The leader of the Georgian breakaway region of Abkhazia, Raul Khajimba, is facing public calls for his resignation. According to the Jamestown Foundation, a coalition of civil society organisations led by a group of veterans of the Abkhaz-Georgian war in 1992-1993 has gathered 14,700 signatures in favour of a referendum to call for a snap presidential election. Khajimba's opponents are said to accuse him of failing to implement political reforms and promoting economic growth.
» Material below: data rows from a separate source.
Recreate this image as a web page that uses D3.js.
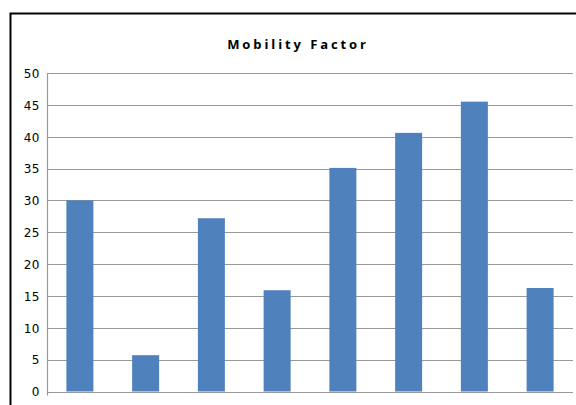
<!DOCTYPE html>
<html><head><meta charset="utf-8">
<script src="https://cdn.jsdelivr.net/npm/d3@7"></script>
<style>body{margin:0;background:#fff}svg{display:block}</style>
</head><body>
<svg id="c" width="576" height="405"></svg>
<script>
const categories = ["A","B","C","D","E","F","G","H"];
const values = [30, 5.7, 27.2, 15.9, 35.1, 40.6, 45.5, 16.25];
const yTicks = [0,5,10,15,20,25,30,35,40,45,50];
const title = "Mobility Factor";

const svg = d3.select("#c");
svg.append("rect").attr("x",0).attr("y",0).attr("width",576).attr("height",405).attr("fill","#fff");
// outer chart border (cropped)
svg.append("path").attr("d","M10.5,410 V13.5 H590").attr("fill","none").attr("stroke","#000").attr("stroke-width",2);

const m = {l:47, t:73, r:573, b:391.5};
const x = d3.scaleBand().domain(categories).range([m.l, m.r]).paddingInner(0.59).paddingOuter(0.295);
const y = d3.scaleLinear().domain([0,50]).range([m.b, m.t]);

svg.append("g").selectAll("line").data(yTicks).join("line")
  .attr("x1",m.l).attr("x2",m.r)
  .attr("y1",d=>Math.round(y(d))+0.5).attr("y2",d=>Math.round(y(d))+0.5)
  .attr("stroke","#999").attr("stroke-width",1.2);
svg.append("line").attr("x1",m.l+0.5).attr("x2",m.l+0.5).attr("y1",m.t).attr("y2",m.b+4)
  .attr("stroke","#999").attr("stroke-width",1.2);

const yAxis = d3.axisLeft(y).tickValues(yTicks).tickSize(0).tickPadding(7);
const ga = svg.append("g").attr("transform",`translate(${m.l},0.5)`).call(yAxis);
ga.select(".domain").remove();
ga.selectAll("text").attr("font-family","DejaVu Sans, sans-serif").attr("font-size",12)
  .attr("letter-spacing","0.5px").attr("fill","#000");

const bw = 27;
svg.append("g").selectAll("rect").data(values).join("rect")
  .attr("x",(d,i)=>x(categories[i]) + x.bandwidth()/2 - bw/2)
  .attr("width",bw)
  .attr("y",d=>y(d)).attr("height",d=>y(0)-y(d))
  .attr("fill","#4F81BD");

svg.append("text").attr("x",298).attr("y",49).attr("text-anchor","middle")
  .attr("font-family","Open Sans, DejaVu Sans, sans-serif").attr("font-weight","bold")
  .attr("font-size",13).attr("letter-spacing","2.9px").attr("fill","#000").text(title);
</script>
</body></html>
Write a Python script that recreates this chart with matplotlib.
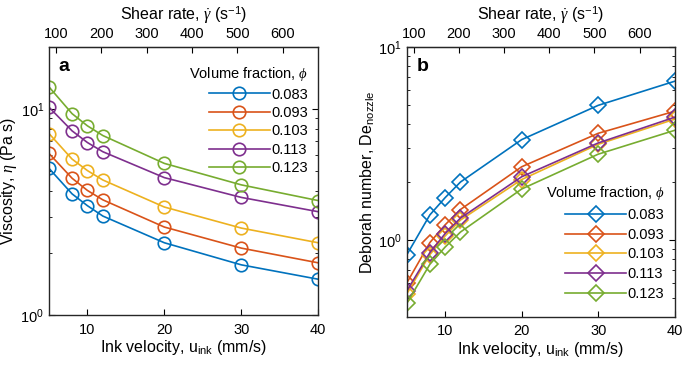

Abkhazia is de facto autonomous and relies heavily on economic and political support from Russia, its largest trade and diplomatic partner, with which it has come into conflict since Khajimba took office. The region is also at odds with Tbilisi, although it is internationally recognised as part of Georgia.
Initially, the Kremlin supported Khajimba, who is an ex-KGB officer and who allowed Russia more control over the region in exchange for higher financial support. However, some of Moscow's plans for Abkhazia have proven unpopular with both ordinary Abkhazians and their government. For instance, in October 2014, one month after Khajimba took office, the Kremlin proposed to eliminate the Abkhaz army and government institutions and to replace them with "joint" institutions that would be dominated by Russia. Khajimba refused to sign the treaty proposing the changes, and asked for it to be rewritten.
Abkhazia and Russia have come into conflict over other issues, including the ability of Russian citizens to purchase real estate in the region - foreign nationals are not allowed to buy land in Abkhazia.
In retaliation, Russia stopped financing Abkhazia since mid-2015, which has been a blow to the region where two thirds of the local government's budget comes from Moscow. Thus, Abkhazia only received a third of the $120mn Russia promised it in 2015. Neither side has acknowledged troubles in bilateral relations, with the Abkhaz government citing international sanctions on Russia as the reason why financial support has been curtailed.
Without Russian support, Khajimba's support could crumble, the Jamestown Foundation concludes, as would support for any other government in Abkhazia.